Zerzan: I don't know. It's conceivable. Some of the times it seems like the arrogance of power, well, maybe that's changed forever. After Seattle they won't make that mistake again. But I think a lot of people, including myself, didn't think it was going to be that big of a deal. So maybe that's the explanation, I don't really know. But on the other hand, it's not like, we didn't know either, so even if they had infiltrated they wouldn't have picked up anything down here as far as I know. My general reading is, people were just going to go there are see what happened, play it by ear and see what's interesting and what's going to happen. I don't think there was any concerted plan, any orchestrated deal by any group to go and plot out, "Well, we're going to do such and such on this day and this location," I don't think it was like that at all. I wouldn't be able to totally prove that or anything, but that's my impression.

 

Redden: When I lived in Eugene in the '70s, I worked on an underground newspaper called The Augur.

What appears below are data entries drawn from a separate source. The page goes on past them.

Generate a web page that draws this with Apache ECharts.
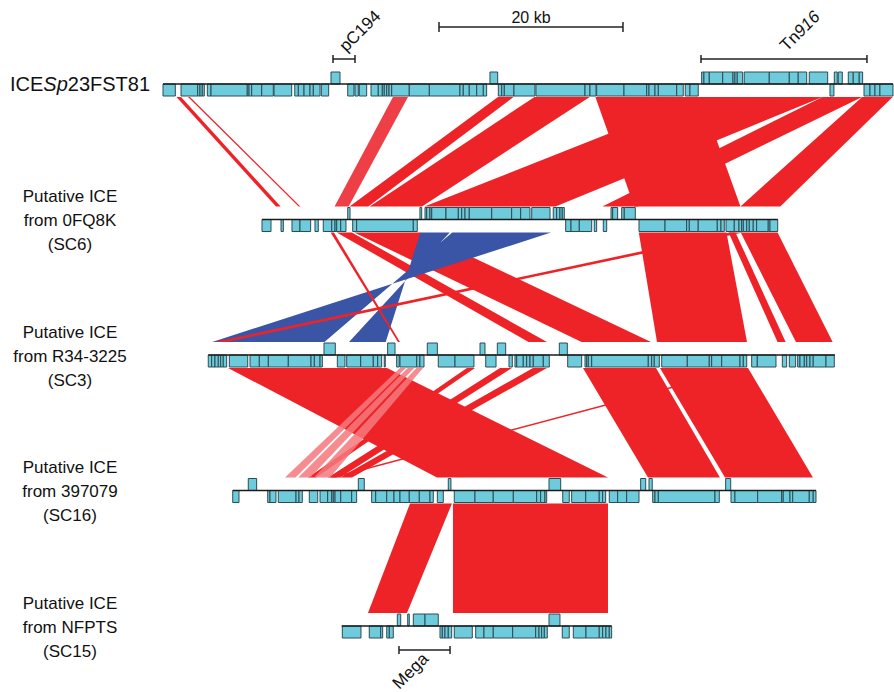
<!DOCTYPE html>
<html>
<head>
<meta charset="utf-8">
<script src="https://cdn.jsdelivr.net/npm/echarts@6/dist/echarts.min.js"></script>
<style>
  html, body { margin: 0; padding: 0; background: #ffffff; }
  #chart { width: 894px; height: 692px; }
</style>
</head>
<body>
<div id="chart"></div>
<script>
// ---- Element maps: positions in kb along the aligned map, one track per element ----
const trackLabels = [
  ['{b|ICE}{bi|Sp}{b|23FST81}'],
  ['Putative ICE', 'from 0FQ8K', '(SC6)'],
  ['Putative ICE', 'from R34-3225', '(SC3)'],
  ['Putative ICE', 'from 397079', '(SC16)'],
  ['Putative ICE', 'from NFPTS', '(SC15)']
];

// backbone extent of each element [start, end]
const trackSpans = [[0, 79.35], [10.76, 66.82], [4.92, 73.04], [7.58, 70.98], [19.42, 48.77]];

// genes on the forward strand (drawn above the backbone) and reverse strand (below)
const track1Above = [[18.26,19.24],[35.54,36.38],[58.55,58.80],[58.80,59.38],[59.38,60.84],[60.84,61.96],[61.96,62.17],[62.17,62.42],[62.42,63.01],[63.18,65.90],[65.90,68.08],[68.08,69.05],[69.05,69.97],[70.25,72.25],[72.97,73.29],[73.40,73.84],[74.49,75.03],[75.03,75.68],[75.68,76.05]];
const track1Below = [[0,1.34],[1.96,3.77],[3.77,4.02],[4.02,4.27],[4.27,4.49],[4.82,5.22],[5.22,9.16],[9.16,9.35],[9.35,9.64],[9.64,10.73],[10.73,11.99],[12.07,13.99],[14.32,14.71],[14.71,15.33],[15.33,15.98],[15.98,16.34],[16.34,17.07],[17.21,18.01],[20.08,20.76],[20.87,21.23],[21.34,22.14],[22.61,23.40],[23.40,23.84],[23.84,24.05],[24.05,24.32],[24.32,24.57],[24.57,24.86],[24.86,26.77],[26.77,28.95],[28.95,32.28],[32.28,32.64],[32.64,33.29],[33.29,34.10],[34.10,34.82],[34.82,35.18],[36.45,36.82],[36.82,37.10],[37.10,38.15],[38.15,40.43],[40.54,45.87],[45.87,46.41],[46.41,47.07],[47.14,50.11],[50.11,52.58],[52.58,52.83],[52.83,53.48],[53.48,53.84],[53.84,55.84],[55.84,56.55],[56.77,57.28],[57.28,58.18],[72.50,72.93],[76.20,76.85],[76.85,77.39],[77.39,77.93],[77.93,79.35]];

const track2Above = [[20.08,20.33],[27.93,28.12],[28.48,28.66],[28.66,29.02],[29.02,29.21],[29.21,30.76],[30.76,32.10],[32.10,32.47],[32.47,32.83],[32.83,33.29],[33.29,35.73],[35.73,37.90],[37.90,38.88],[38.88,39.89],[40.08,42.07],[42.42,42.79],[42.79,43.15],[43.15,43.40],[43.40,43.62],[48.70,48.88],[48.88,49.42],[49.86,50.14],[50.14,51.34]];
const track2Below = [[10.76,11.74],[12.83,13.08],[14.02,14.89],[14.89,16.05],[16.52,16.88],[17.42,18.34],[18.34,18.70],[18.70,18.88],[18.88,19.32],[19.32,19.89],[20.62,21.05],[21.05,27.21],[27.21,27.64],[43.77,44.35],[44.35,45.25],[45.25,46.60],[46.88,47.14],[47.86,48.23],[51.74,54.57],[54.57,56.92],[56.92,57.21],[57.21,58.18],[58.18,60.25],[60.25,60.65],[60.65,61.01],[61.20,62.10],[62.10,62.61],[62.61,62.90],[62.90,63.08],[63.08,63.45],[63.45,63.73],[63.73,64.16],[64.16,64.53],[64.53,65.79],[65.79,65.98],[65.98,66.82]];

const track3Above = [[17.50,18.73],[24.42,25.22],[28.73,29.82],[34.46,35.00],[36.34,37.25],[43.08,43.95]];
const track3Below = [[4.92,5.29],[5.29,5.65],[5.65,6.01],[6.01,6.27],[6.27,6.55],[6.55,6.92],[7.21,9.21],[9.46,10.47],[10.47,11.45],[11.45,13.62],[13.62,16.09],[16.09,16.45],[16.45,17.07],[17.07,17.32],[18.95,19.78],[19.97,21.49],[21.49,22.86],[22.86,23.34],[23.34,23.77],[24.05,24.16],[25.40,25.68],[25.76,27.58],[27.58,27.93],[27.93,28.37],[29.92,31.74],[31.74,33.80],[35.08,36.20],[37.61,37.97],[38.26,38.45],[38.45,39.16],[39.16,39.53],[39.53,39.89],[39.89,40.25],[40.25,41.34],[41.34,41.99],[43.99,45.51],[45.87,46.05],[46.05,46.23],[46.23,46.60],[46.60,52.75],[52.75,53.12],[53.12,53.40],[53.40,53.95],[54.21,56.99],[56.99,59.38],[59.38,59.64],[59.64,60.73],[60.73,62.72],[62.72,63.08],[63.08,63.45],[63.99,64.60],[64.60,66.63],[67.32,67.79],[68.08,68.77],[68.99,69.24],[69.24,69.71],[69.71,69.97],[69.97,70.33],[70.33,70.68],[70.68,72.07],[72.07,72.97]];

const track4Above = [[9.27,10.18],[21.23,21.88],[31.01,31.30],[41.96,43.23],[51.92,52.47],[52.83,53.18],[61.16,61.71]];
const track4Below = [[7.58,8.26],[11.38,11.63],[11.63,12.28],[12.53,14.46],[14.46,14.78],[14.78,15.14],[15.90,16.82],[17.07,17.90],[17.90,18.34],[18.34,18.51],[18.51,18.70],[18.70,19.32],[19.32,20.51],[20.51,21.05],[22.68,23.12],[23.12,24.32],[24.32,25.11],[25.11,25.76],[25.76,26.77],[26.77,27.86],[27.86,29.02],[29.02,29.38],[29.82,30.47],[31.66,33.91],[33.91,35.90],[35.90,38.08],[38.08,40.62],[40.62,41.05],[41.05,41.52],[41.52,41.71],[43.45,44.16],[44.42,45.95],[45.95,47.42],[47.42,47.79],[47.79,48.12],[48.51,49.42],[49.42,50.40],[50.40,51.74],[53.23,53.48],[53.48,53.84],[53.84,60.00],[60.00,60.47],[61.74,62.17],[62.17,64.64],[64.64,67.25],[67.25,67.42],[67.42,68.15],[68.15,68.45],[68.45,70.25],[70.25,70.68],[70.68,70.98]];

const track5Above = [[25.47,25.84],[26.60,26.77],[27.21,28.48],[28.48,29.92],[41.96,43.15]];
const track5Below = [[19.49,21.52],[22.42,23.66],[23.66,23.88],[24.32,24.60],[24.60,25.03],[30.11,30.36],[30.36,30.65],[30.65,31.01],[31.01,31.38],[31.66,33.62],[33.99,34.89],[34.89,35.90],[35.90,38.01],[38.01,40.51],[40.51,40.87],[40.87,41.16],[41.16,41.45],[41.45,41.77],[43.40,44.16],[44.60,45.98],[45.98,47.42],[47.42,47.79],[47.79,48.15],[48.15,48.51],[48.51,48.77]];

// ---- BLASTn matches between neighbouring elements: [upper start, upper end, lower start, lower end, kind] ----
const matches12 = [
  [1.46, 1.96, 12.28, 12.79, 'fwd'],
  [2.72, 2.93, 14.74, 14.93, 'fwd'],
  [25.00, 26.63, 18.65, 20.18, 'weak'],
  [36.41, 38.10, 20.28, 22.32, 'fwd'],
  [40.38, 46.39, 22.47, 28.15, 'fwd'],
  [47.00, 58.50, 51.23, 62.77, 'fwd'],
  [58.50, 71.68, 28.42, 42.67, 'fwd'],
  [71.68, 76.00, 47.76, 51.58, 'fwd'],
  [76.00, 79.32, 62.77, 67.10, 'fwd']
];
const matches23 = [
  [18.88, 20.52, 39.74, 41.74, 'fwd'],
  [20.79, 27.98, 45.50, 53.04, 'fwd'],
  [51.72, 61.25, 53.70, 63.48, 'fwd'],
  [61.48, 62.23, 66.80, 67.68, 'fwd'],
  [62.80, 66.80, 68.80, 72.79, 'fwd'],
  [27.98, 31.17, 20.22, 24.21, 'inv'],
  [31.43, 42.17, 5.35, 17.55, 'inv'],
  [61.63, 63.04, 5.58, 6.96, 'fwd'],
  [18.22, 18.58, 25.54, 25.76, 'fwd']
];
const matches34 = [
  [7.07, 24.35, 29.78, 48.37, 'fwd'],
  [45.65, 53.59, 52.72, 60.54, 'fwd'],
  [54.02, 63.59, 61.09, 70.65, 'fwd'],
  [62.93, 63.59, 18.15, 18.80, 'fwd'],
  [33.04, 33.91, 15.76, 16.63, 'fwd'],
  [36.63, 37.93, 17.93, 19.24, 'fwd'],
  [40.22, 41.74, 19.24, 20.54, 'fwd'],
  [25.76, 26.40, 13.26, 14.40, 'pale'],
  [26.60, 27.30, 14.70, 16.00, 'pale'],
  [27.55, 28.26, 16.40, 18.15, 'pale']
];
const matches45 = [
  [26.85, 31.41, 22.28, 26.52, 'fwd'],
  [31.52, 48.37, 31.52, 48.37, 'fwd']
];

// ---- Annotated regions and scale ----
const featureLabels = ['pC194', '{n|Tn}{i|916}', 'Mega'];
const featureTracks = [0, 0, 4];
const featureStarts = [18.48, 58.48, 25.65];
const featureEnds = [20.87, 76.52, 31.20];
const scaleBar = [30, 50];
const scaleLabel = '20 kb';

// ---- Drawing ----
const GENE_H = 12;
const MATCH_GAP = 13;
const FONT = '"Liberation Sans", Arial, Helvetica, sans-serif';
const COLORS = { fwd: '#ee2328', weak: '#ef3f46', pale: 'rgba(244,120,124,0.85)', inv: '#3b55a6' };
const GENE_FILL = '#6ecbdb';
const GENE_EDGE = '#2c4c54';

const aboveSets = [track1Above, track2Above, track3Above, track4Above, track5Above];
const belowSets = [track1Below, track2Below, track3Below, track4Below, track5Below];
const matchSets = [matches12, matches23, matches34, matches45];

const geneData = [];
aboveSets.forEach((list, t) => list.forEach(g => geneData.push([t, g[0], g[1], 1])));
belowSets.forEach((list, t) => list.forEach(g => geneData.push([t, g[0], g[1], -1])));

const matchData = [];
const matchKinds = [];
matchSets.forEach((list, p) => list.forEach(m => {
  matchData.push([p, m[0], m[1], m[2], m[3]]);
  matchKinds.push(m[4]);
}));

const spanData = trackSpans.map((s, t) => [t, s[0], s[1]]);

const richStyles = {
  n: { fontFamily: FONT, fontSize: 17, fill: '#111' },
  i: { fontFamily: FONT, fontSize: 17, fontStyle: 'italic', fill: '#111' },
  b: { fontFamily: FONT, fontSize: 20, fill: '#111' },
  bi: { fontFamily: FONT, fontSize: 20, fontStyle: 'italic', fill: '#111' }
};

function renderMatch(params, api) {
  const p = api.value(0);
  const a1 = api.coord([api.value(1), p]);
  const a2 = api.coord([api.value(2), p]);
  const b1 = api.coord([api.value(3), p + 1]);
  const b2 = api.coord([api.value(4), p + 1]);
  const top = a1[1] + MATCH_GAP;
  const bot = b1[1] - MATCH_GAP;
  const kind = matchKinds[params.dataIndex];
  const pts = kind === 'inv'
    ? [[a1[0], top], [a2[0], top], [b1[0], bot], [b2[0], bot]]
    : [[a1[0], top], [a2[0], top], [b2[0], bot], [b1[0], bot]];
  return { type: 'polygon', shape: { points: pts }, style: { fill: COLORS[kind], stroke: null } };
}

function renderGene(params, api) {
  const t = api.value(0);
  const p1 = api.coord([api.value(1), t]);
  const p2 = api.coord([api.value(2), t]);
  const y = api.value(3) > 0 ? p1[1] - GENE_H : p1[1];
  return {
    type: 'rect',
    shape: { x: p1[0], y: y, width: p2[0] - p1[0], height: GENE_H },
    style: { fill: GENE_FILL, stroke: GENE_EDGE, lineWidth: 1 }
  };
}

function renderSpan(params, api) {
  const t = api.value(0);
  const p1 = api.coord([api.value(1), t]);
  const p2 = api.coord([api.value(2), t]);
  return {
    type: 'line',
    shape: { x1: p1[0], y1: p1[1], x2: p2[0], y2: p2[1] },
    style: { stroke: '#1b1b1b', lineWidth: 1.6 }
  };
}

function renderLabel(params, api) {
  const t = api.value(0);
  const y = api.coord([0, t])[1];
  const lines = trackLabels[t];
  const single = lines.length === 1;
  return {
    type: 'text',
    x: single ? 10 : 70,
    y: y + (single ? 0 : 1),
    style: {
      text: single ? lines[0] : lines.join('\n'),
      rich: richStyles,
      font: '17px ' + FONT,
      fill: '#111',
      align: single ? 'left' : 'center',
      verticalAlign: 'middle',
      lineHeight: 24
    }
  };
}

function bracket(x1, x2, y, tick) {
  return [
    { type: 'line', shape: { x1: x1, y1: y, x2: x2, y2: y }, style: { stroke: '#222', lineWidth: 1.5 } },
    { type: 'line', shape: { x1: x1, y1: y - tick, x2: x1, y2: y + tick }, style: { stroke: '#222', lineWidth: 1.5 } },
    { type: 'line', shape: { x1: x2, y1: y - tick, x2: x2, y2: y + tick }, style: { stroke: '#222', lineWidth: 1.5 } }
  ];
}

function renderFeature(params, api) {
  const i = params.dataIndex;
  const t = featureTracks[i];
  const p1 = api.coord([featureStarts[i], t]);
  const p2 = api.coord([featureEnds[i], t]);
  const above = t === 0;
  const y = above ? p1[1] - 25 : p1[1] + 24;
  const cx = (p1[0] + p2[0]) / 2;
  const children = bracket(p1[0], p2[0], y, 4);
  children.push({
    type: 'text',
    x: above ? cx + 16 : cx - 14,
    y: above ? y - 28 : y + 21,
    rotation: Math.PI / 4,
    style: {
      text: featureLabels[i],
      rich: richStyles,
      font: '17px ' + FONT,
      fill: '#111',
      align: 'center',
      verticalAlign: 'middle'
    }
  });
  return { type: 'group', children: children };
}

function renderScale(params, api) {
  const p1 = api.coord([scaleBar[0], 0]);
  const p2 = api.coord([scaleBar[1], 0]);
  const y = p1[1] - 57;
  const children = bracket(p1[0], p2[0], y, 5);
  children.push({
    type: 'text',
    x: (p1[0] + p2[0]) / 2,
    y: y - 10,
    style: { text: scaleLabel, font: '16px ' + FONT, fill: '#111', align: 'center', verticalAlign: 'middle' }
  });
  return { type: 'group', children: children };
}

const chart = echarts.init(document.getElementById('chart'), null, { renderer: 'svg', width: 894, height: 692 });
chart.setOption({
  animation: false,
  backgroundColor: '#ffffff',
  grid: { left: 163, right: 0, top: 84, bottom: 66 },
  xAxis: { type: 'value', min: 0, max: 79.46, show: false },
  yAxis: { type: 'value', min: 0, max: 4, inverse: true, show: false },
  series: [
    { type: 'custom', name: 'matches', renderItem: renderMatch, data: matchData, z: 1, silent: true },
    { type: 'custom', name: 'genes', renderItem: renderGene, data: geneData, z: 2, silent: true },
    { type: 'custom', name: 'backbone', renderItem: renderSpan, data: spanData, z: 3, silent: true },
    { type: 'custom', name: 'labels', renderItem: renderLabel, data: trackLabels.map((l, t) => [t]), z: 4, silent: true },
    { type: 'custom', name: 'features', renderItem: renderFeature, data: featureLabels.map((l, i) => [i]), z: 4, silent: true },
    { type: 'custom', name: 'scale', renderItem: renderScale, data: [[0]], z: 4, silent: true }
  ]
});
</script>
</body>
</html>
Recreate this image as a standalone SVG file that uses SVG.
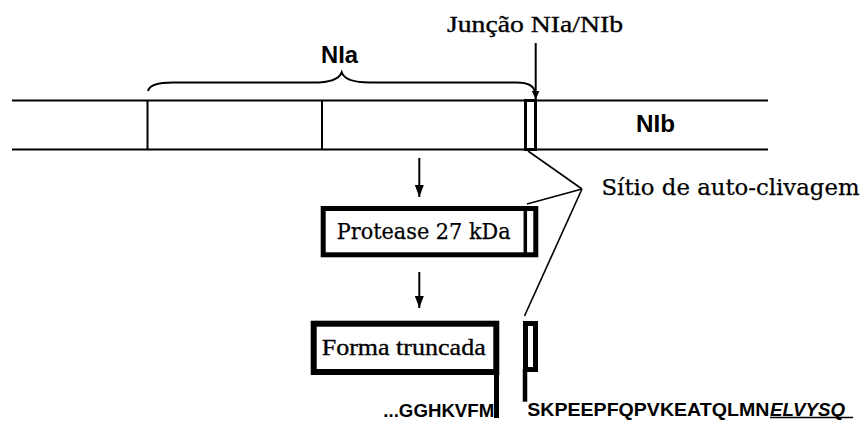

Zerzan: I've heard of that.

 

Redden: And it was run by a cooperative that held open meetings anyone could attend. And some straight-looking guy would show up at every meeting and just sit there and not say anything and never come back again, but there would always be a new straight-looking guy at the next meeting.

Zerzan: Right now, in the aftermath of this stuff, I've been told by many people that for several days in a row some of these local places like Keystone Cafe and Out of the Fog, you know, these are coffee houses, the straightest looking, fed looking people would come in, look at everybody, practically like with a neon sign going, "We're not from here, we're just here to scope it out." Nobody went up and asked them, and they probably wouldn't have got a straight answer from them anyway, but there was a whole bunch of that. And now one explanation is simply, they want people to know, they want to scare people, they want to make people clam up and be less willing to have public meetings and all the rest. That serves a function to. Either that or these are the tactics of the people they have, their level of skill. I don't know which it is.

 

Redden: Do you worry about a federal grand jury trying to indict people on incitement charges or things of that nature, because what happened?

Zerzan: Well, I've heard that. I've heard that floating around and references to Janet Reno saying something in passing about a possible federal grand jury. I mean, I'm worried about it. I don't put any particular stock in it, as if I know something, as if I know anything, but, yeah, that's a possibility. It's worrisome. I don't know what that would be, or how that would play out. It doesn't fill me with joy. But what are you going to do?